** Task description **
Quote the listing below in full and exactly as written, but omit every picture.

________

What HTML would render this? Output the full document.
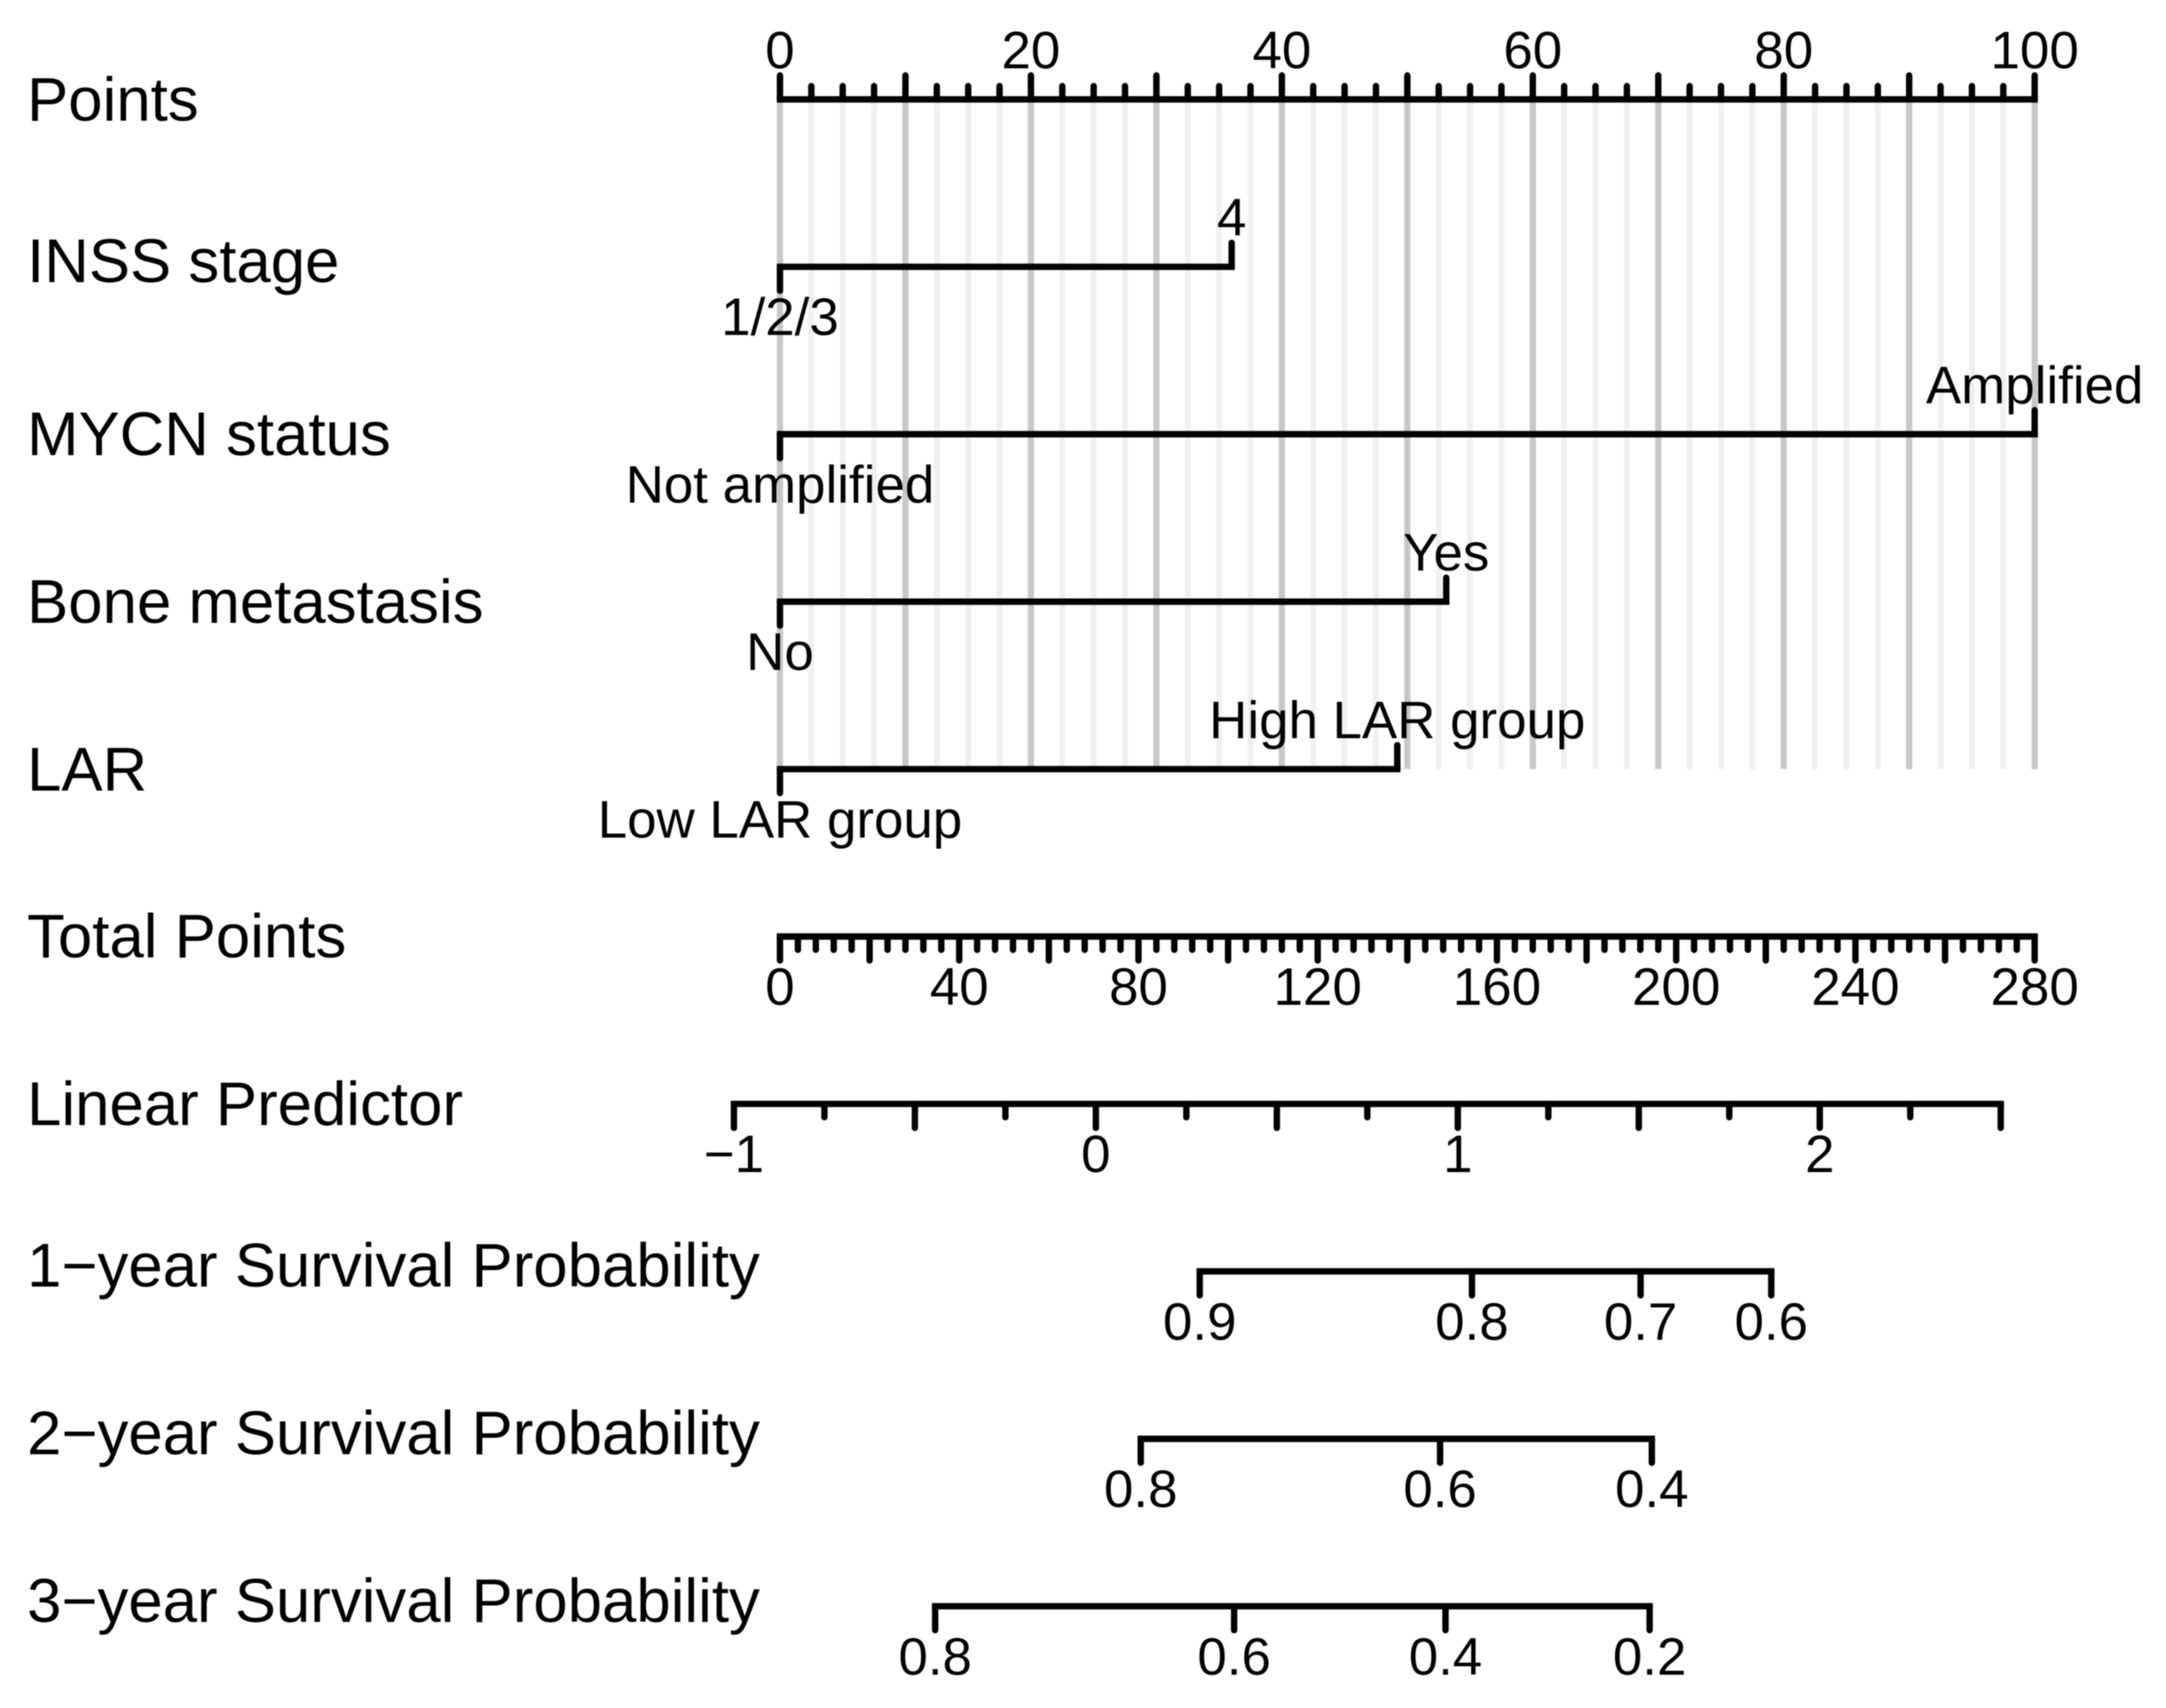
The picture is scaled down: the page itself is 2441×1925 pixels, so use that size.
<!DOCTYPE html>
<html lang="en">
<head>
<meta charset="utf-8">
<title>Nomogram</title>
<style>
html,body{margin:0;padding:0;background:#fff;}
svg{display:block;filter:blur(0.6px);}
text{font-family:"Liberation Sans",Arial,sans-serif;fill:#000;}
.row-title{font-size:69.6px;}
.tick-label{font-size:59.6px;text-anchor:middle;}
</style>
</head>
<body>
<svg id="chart" xmlns="http://www.w3.org/2000/svg" width="2441" height="1925" viewBox="0 0 2441 1925">
<rect x="0" y="0" width="2441" height="1925" fill="#ffffff"/>
<g id="grid"></g>
<g id="marks"></g>
<g id="titles">
<text class="row-title" x="30.5" y="136">Points</text>
<text class="row-title" x="30.5" y="318">INSS stage</text>
<text class="row-title" x="30.5" y="513">MYCN status</text>
<text class="row-title" x="30.5" y="702">Bone metastasis</text>
<text class="row-title" x="30.5" y="891">LAR</text>
<text class="row-title" x="30.5" y="1079">Total Points</text>
<text class="row-title" x="30.5" y="1268">Linear Predictor</text>
<text class="row-title" x="30.5" y="1450">1−year Survival Probability</text>
<text class="row-title" x="30.5" y="1639">2−year Survival Probability</text>
<text class="row-title" x="30.5" y="1828">3−year Survival Probability</text>
</g>
</svg>
<script>
// ---- Data ----
const pointsMajor = [0,10,20,30,40,50,60,70,80,90,100];
const pointsMinor = [2.5,5,7.5,12.5,15,17.5,22.5,25,27.5,32.5,35,37.5,42.5,45,47.5,52.5,55,57.5,62.5,65,67.5,72.5,75,77.5,82.5,85,87.5,92.5,95,97.5];
const pointsLabels = [0,20,40,60,80,100];

const inssLevels = ['1/2/3','4'];
const inssPoints = [0,36];
const mycnLevels = ['Not amplified','Amplified'];
const mycnPoints = [0,100];
const boneLevels = ['No','Yes'];
const bonePoints = [0,53.1];
const larLevels = ['Low LAR group','High LAR group'];
const larPoints = [0,49.2];

const totalMajor = [0,20,40,60,80,100,120,140,160,180,200,220,240,260,280];
const totalMinorStep = 4;
const totalLabels = [0,40,80,120,160,200,240,280];

const lpMajor = [-1,-0.5,0,0.5,1,1.5,2,2.5];
const lpMinor = [-0.75,-0.25,0.25,0.75,1.25,1.75,2.25];
const lpLabels = [-1,0,1,2];

const year1Labels = ['0.9','0.8','0.7','0.6'];
const year1LinearPredictor = [0.287,1.039,1.505,1.866];
const year2Labels = ['0.8','0.6','0.4'];
const year2LinearPredictor = [0.124,0.951,1.536];
const year3Labels = ['0.8','0.6','0.4','0.2'];
const year3LinearPredictor = [-0.444,0.382,0.966,1.53];

// ---- Axis functions ----
const NS = 'http://www.w3.org/2000/svg';
const gridG = document.getElementById('grid');
const marksG = document.getElementById('marks');
const rowY = i => 112 + 188.7 * i;
const xPoints = v => 879 + v * 14.14;
const xTotal = v => 879 + v * 14.14 * 100 / 280;
const xLP = v => 1235 + v * 407.9;

const MAJOR = 27, MINOR = 15, SW = 7.2;

function seg(parent, x1, y1, x2, y2, color, width, cap) {
  const l = document.createElementNS(NS, 'line');
  l.setAttribute('x1', x1);
  l.setAttribute('y1', y1);
  l.setAttribute('x2', x2);
  l.setAttribute('y2', y2);
  l.setAttribute('stroke', color);
  l.setAttribute('stroke-width', width);
  l.setAttribute('stroke-linecap', cap);
  parent.appendChild(l);
  return l;
}
function label(x, y, str) {
  const t = document.createElementNS(NS, 'text');
  t.setAttribute('class', 'tick-label');
  t.setAttribute('x', x);
  t.setAttribute('y', y);
  t.textContent = str;
  marksG.appendChild(t);
  return t;
}
function axisLine(x1, x2, y) {
  const el = seg(marksG, x1 - SW / 2, y, x2 + SW / 2, y, '#000', SW, 'butt');
  
  
}
function tick(x, y, len) {
  const el = seg(marksG, x, y, x, y + len, '#000', SW, 'round');
  
  
}
function tickText(x, y, str) {
  const el = label(x, y, str);
  
  
}

// Background grid
pointsMinor.forEach(v => {
  const el = seg(gridG, xPoints(v), rowY(0), xPoints(v), rowY(4), '#f0f0f0', 6.5, 'butt');
  
  
});
pointsMajor.forEach(v => {
  const el = seg(gridG, xPoints(v), rowY(0), xPoints(v), rowY(4), '#c8c8c8', 7, 'butt');
  
  
});

// Points axis (ticks above, labels above)
axisLine(xPoints(0), xPoints(100), rowY(0));
pointsMajor.forEach(v => tick(xPoints(v), rowY(0), -MAJOR));
pointsMinor.forEach(v => tick(xPoints(v), rowY(0), -MINOR));
pointsLabels.forEach(v => tickText(xPoints(v), rowY(0) - 35, String(v)));

// Categorical axes (first level below, second above)
function categorical(row, levels, pts) {
  const y = rowY(row);
  axisLine(xPoints(pts[0]), xPoints(pts[1]), y);
  tick(xPoints(pts[0]), y, MAJOR);
  tick(xPoints(pts[1]), y, -MAJOR);
  tickText(xPoints(pts[0]), y + 77, levels[0]);
  tickText(xPoints(pts[1]), y - 35, levels[1]);
}
categorical(1, inssLevels, inssPoints);
categorical(2, mycnLevels, mycnPoints);
categorical(3, boneLevels, bonePoints);
categorical(4, larLevels, larPoints);

// Total points axis
axisLine(xTotal(0), xTotal(280), rowY(5));
totalMajor.forEach(v => tick(xTotal(v), rowY(5), MAJOR));
for (let v = 0; v <= 280; v += totalMinorStep) {
  if (v % 20 !== 0) tick(xTotal(v), rowY(5), MINOR);
}
totalLabels.forEach(v => tickText(xTotal(v), rowY(5) + 77, String(v)));

// Linear predictor axis
axisLine(xLP(-1), xLP(2.5), rowY(6));
lpMajor.forEach(v => tick(xLP(v), rowY(6), MAJOR));
lpMinor.forEach(v => tick(xLP(v), rowY(6), MINOR));
lpLabels.forEach(v => tickText(xLP(v), rowY(6) + 77, String(v).replace('-', '\u2212')));

// Survival probability axes
function survival(row, labels, lps) {
  const y = rowY(row);
  axisLine(xLP(lps[0]), xLP(lps[lps.length - 1]), y);
  lps.forEach((v, i) => {
    tick(xLP(v), y, MAJOR);
    tickText(xLP(v), y + 77, labels[i]);
  });
}
survival(7, year1Labels, year1LinearPredictor);
survival(8, year2Labels, year2LinearPredictor);
survival(9, year3Labels, year3LinearPredictor);
</script>
</body>
</html>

________

** Correct result **
What HTML would render this? Output the full document.
The picture is scaled down: the page itself is 2441×1925 pixels, so use that size.
<!DOCTYPE html>
<html lang="en">
<head>
<meta charset="utf-8">
<title>Nomogram</title>
<style>
html,body{margin:0;padding:0;background:#fff;}
svg{display:block;filter:blur(0.6px);}
text{font-family:"Liberation Sans",Arial,sans-serif;fill:#000;}
.row-title{font-size:69.6px;}
.tick-label{font-size:59.6px;text-anchor:middle;}
</style>
</head>
<body>
<svg id="chart" xmlns="http://www.w3.org/2000/svg" width="2441" height="1925" viewBox="0 0 2441 1925">
<rect x="0" y="0" width="2441" height="1925" fill="#ffffff"/>
<g id="grid"></g>
<g id="marks"></g>
<g id="titles">
<text class="row-title" x="30.5" y="136">Points</text>
<text class="row-title" x="30.5" y="318">INSS stage</text>
<text class="row-title" x="30.5" y="513">MYCN status</text>
<text class="row-title" x="30.5" y="702">Bone metastasis</text>
<text class="row-title" x="30.5" y="891">LAR</text>
<text class="row-title" x="30.5" y="1079">Total Points</text>
<text class="row-title" x="30.5" y="1268">Linear Predictor</text>
<text class="row-title" x="30.5" y="1450">1−year Survival Probability</text>
<text class="row-title" x="30.5" y="1639">2−year Survival Probability</text>
<text class="row-title" x="30.5" y="1828">3−year Survival Probability</text>
</g>
</svg>
<script>
// ---- Data ----
const pointsMajor = [0,10,20,30,40,50,60,70,80,90,100];
const pointsMinor = [2.5,5,7.5,12.5,15,17.5,22.5,25,27.5,32.5,35,37.5,42.5,45,47.5,52.5,55,57.5,62.5,65,67.5,72.5,75,77.5,82.5,85,87.5,92.5,95,97.5];
const pointsLabels = [0,20,40,60,80,100];

const inssLevels = ['1/2/3','4'];
const inssPoints = [0,36];
const mycnLevels = ['Not amplified','Amplified'];
const mycnPoints = [0,100];
const boneLevels = ['No','Yes'];
const bonePoints = [0,53.1];
const larLevels = ['Low LAR group','High LAR group'];
const larPoints = [0,49.2];

const totalMajor = [0,20,40,60,80,100,120,140,160,180,200,220,240,260,280];
const totalMinorStep = 4;
const totalLabels = [0,40,80,120,160,200,240,280];

const lpMajor = [-1,-0.5,0,0.5,1,1.5,2,2.5];
const lpMinor = [-0.75,-0.25,0.25,0.75,1.25,1.75,2.25];
const lpLabels = [-1,0,1,2];

const year1Labels = ['0.9','0.8','0.7','0.6'];
const year1LinearPredictor = [0.287,1.039,1.505,1.866];
const year2Labels = ['0.8','0.6','0.4'];
const year2LinearPredictor = [0.124,0.951,1.536];
const year3Labels = ['0.8','0.6','0.4','0.2'];
const year3LinearPredictor = [-0.444,0.382,0.966,1.53];

// ---- Axis functions ----
const NS = 'http://www.w3.org/2000/svg';
const gridG = document.getElementById('grid');
const marksG = document.getElementById('marks');
const rowY = i => 112 + 188.7 * i;
const xPoints = v => 879 + v * 14.14;
const xTotal = v => 879 + v * 14.14 * 100 / 280;
const xLP = v => 1235 + v * 407.9;

const MAJOR = 27, MINOR = 15, SW = 7.2;

function seg(parent, x1, y1, x2, y2, color, width, cap) {
  const l = document.createElementNS(NS, 'line');
  l.setAttribute('x1', x1);
  l.setAttribute('y1', y1);
  l.setAttribute('x2', x2);
  l.setAttribute('y2', y2);
  l.setAttribute('stroke', color);
  l.setAttribute('stroke-width', width);
  l.setAttribute('stroke-linecap', cap);
  parent.appendChild(l);
  return l;
}
function label(x, y, str) {
  const t = document.createElementNS(NS, 'text');
  t.setAttribute('class', 'tick-label');
  t.setAttribute('x', x);
  t.setAttribute('y', y);
  t.textContent = str;
  marksG.appendChild(t);
  return t;
}
function axisLine(x1, x2, y) {
  const el = seg(marksG, x1 - SW / 2, y, x2 + SW / 2, y, '#000', SW, 'butt');
  
  
}
function tick(x, y, len) {
  const el = seg(marksG, x, y, x, y + len, '#000', SW, 'round');
  
  
}
function tickText(x, y, str) {
  const el = label(x, y, str);
  
  
}

// Background grid
pointsMinor.forEach(v => {
  const el = seg(gridG, xPoints(v), rowY(0), xPoints(v), rowY(4), '#f0f0f0', 6.5, 'butt');
  
  
});
pointsMajor.forEach(v => {
  const el = seg(gridG, xPoints(v), rowY(0), xPoints(v), rowY(4), '#c8c8c8', 7, 'butt');
  
  
});

// Points axis (ticks above, labels above)
axisLine(xPoints(0), xPoints(100), rowY(0));
pointsMajor.forEach(v => tick(xPoints(v), rowY(0), -MAJOR));
pointsMinor.forEach(v => tick(xPoints(v), rowY(0), -MINOR));
pointsLabels.forEach(v => tickText(xPoints(v), rowY(0) - 35, String(v)));

// Categorical axes (first level below, second above)
function categorical(row, levels, pts) {
  const y = rowY(row);
  axisLine(xPoints(pts[0]), xPoints(pts[1]), y);
  tick(xPoints(pts[0]), y, MAJOR);
  tick(xPoints(pts[1]), y, -MAJOR);
  tickText(xPoints(pts[0]), y + 77, levels[0]);
  tickText(xPoints(pts[1]), y - 35, levels[1]);
}
categorical(1, inssLevels, inssPoints);
categorical(2, mycnLevels, mycnPoints);
categorical(3, boneLevels, bonePoints);
categorical(4, larLevels, larPoints);

// Total points axis
axisLine(xTotal(0), xTotal(280), rowY(5));
totalMajor.forEach(v => tick(xTotal(v), rowY(5), MAJOR));
for (let v = 0; v <= 280; v += totalMinorStep) {
  if (v % 20 !== 0) tick(xTotal(v), rowY(5), MINOR);
}
totalLabels.forEach(v => tickText(xTotal(v), rowY(5) + 77, String(v)));

// Linear predictor axis
axisLine(xLP(-1), xLP(2.5), rowY(6));
lpMajor.forEach(v => tick(xLP(v), rowY(6), MAJOR));
lpMinor.forEach(v => tick(xLP(v), rowY(6), MINOR));
lpLabels.forEach(v => tickText(xLP(v), rowY(6) + 77, String(v).replace('-', '\u2212')));

// Survival probability axes
function survival(row, labels, lps) {
  const y = rowY(row);
  axisLine(xLP(lps[0]), xLP(lps[lps.length - 1]), y);
  lps.forEach((v, i) => {
    tick(xLP(v), y, MAJOR);
    tickText(xLP(v), y + 77, labels[i]);
  });
}
survival(7, year1Labels, year1LinearPredictor);
survival(8, year2Labels, year2LinearPredictor);
survival(9, year3Labels, year3LinearPredictor);
</script>
</body>
</html>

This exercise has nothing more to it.